Appearing in the 10-part thriller was Gordon’s biggest role to date after previously featuring in Taggart, Bob Servant, Armchair Detectives and Schemers.
“I was actually having a walk around the cemetery as part of my daily hour long outdoor exercise when I spotted the ship’s carving on the headstone which initially drew me towards it,” he said.
“When I read the inscription I was absolutely amazed to see Thomas Fenton had been an Arctic explorer from Dundee.
“I’m really interested in anything to do with arctic exploration since my wee stint on HMS Erebus playing the ship’s carpenter for The Terror so it was wonderful to find out Thomas’ story and to know he was such a well respected man.
“I think his story definitely needs to be told.
“I’ve walked through that cemetery hundreds of times and never spotted his grave before.

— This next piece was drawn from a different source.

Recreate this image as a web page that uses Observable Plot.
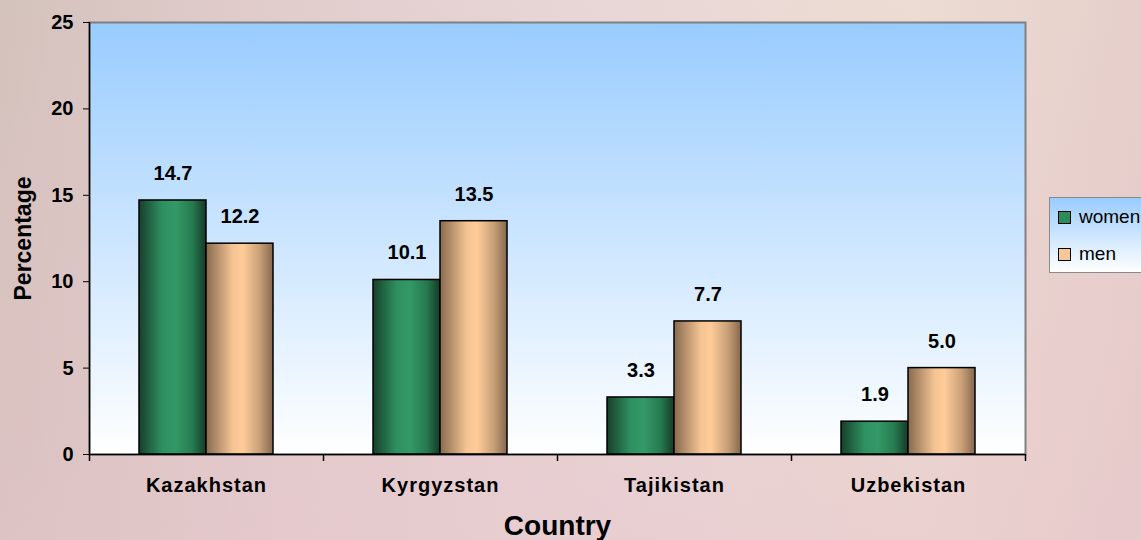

“I have nothing but respect for all of those explorers who risked their lives and lost their lives broadening our knowledge of the planet.
“I do think there is something almost karmic in a Dundee man who plays an Arctic explorer discovering a Dundee man who was an Arctic explorer.

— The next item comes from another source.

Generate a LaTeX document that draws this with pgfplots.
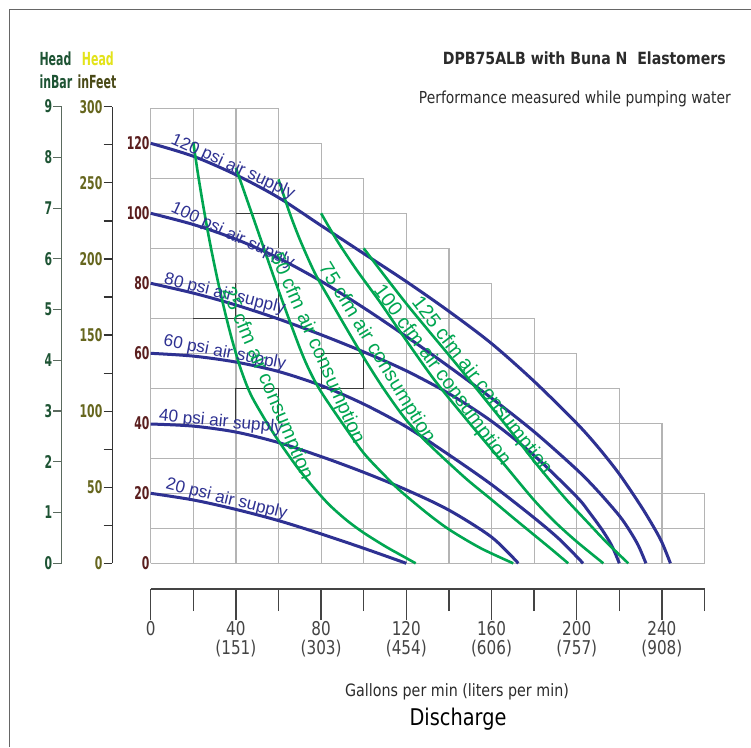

“And yes I am definitely up for playing him in a film.
“If the screenplay ever gets written I’ll get it sent off to my agent!”
Fenton’s headstone was erected by Leigh Smith “as a mark of respect”.
Arthur Conan Doyle was born on May 22, 1859, in Edinburgh.
The Doyle family offered to pay for his studies from the age of nine.
He spent seven years in a Jesuit boarding school in England before graduating aged 17.
Years later he wrote, “Perhaps it was good for me that the times were hard, for I was wild, full blooded and a trifle reckless. But the situation called for energy and application so that one was bound to try to meet it. My mother had been so splendid that I could not fail her.”
He went on to study medicine where he met a number of future authors who were also attending the university, including James Barrie and Robert Louis Stevenson.
It was back in February 1880 when the 20-year-old medical student decided to embark on a whaling expedition to the Arctic.
Doyle had just completed his third year of medical studies when he signed on as the ship’s surgeon of the Peterhead-based whaler Hope.
His job involved tending to the bruises and injuries sustained by the crew – the majority of whom were Scottish, with a significant contingent from Shetland – but Doyle was also required to join the sailors’ largely unsuccessful efforts at whaling.
The youngster kept a diary of his experiences and Doyle’s life was in danger several times during the voyage.
Doyle fell into the sea no less than three times.
The crew nicknamed him “The Great Northern Diver.”
On April 4, for instance, he wrote: “Working all day. I fell into the Arctic Ocean three times, but luckily, somebody was always there to pull me out in time.
“The danger is that with such a heavy swell on the ocean, you may be cut in two by two pieces of ice coming together.”
Just a few days later, on April 7, even Doyle thought his time was up.
He said: “I tried to get on the ice and I was swinging down onto it by means of a rope.
“But suddenly, the ship gave a turn of her propeller and I went into the sea with minus 28 degrees of ice on it.
“It was freezing and you couldn’t survive long in these conditions.
“But fortunately, I was hauled out [by his colleagues] and was carried back on board. It was hard, hard work.”
The Hope returned home In September of 1880.
Of that time Conan Doyle would later say, “I came of age in 80 degrees north latitude.”
He wrote about his experience in both fiction and non-fiction, which helped him first catch the eye of publishers.
In March 1886, Conan Doyle started writing the novel which catapulted him to fame.
It was named A Tangled Skein and the two main characters were called Sheridan Hope and Ormond Sacker.
Two years later this novel was published in Beeton’s Christmas Annual, under the title A Study in Scarlet which featured Sherlock Holmes and Dr Watson.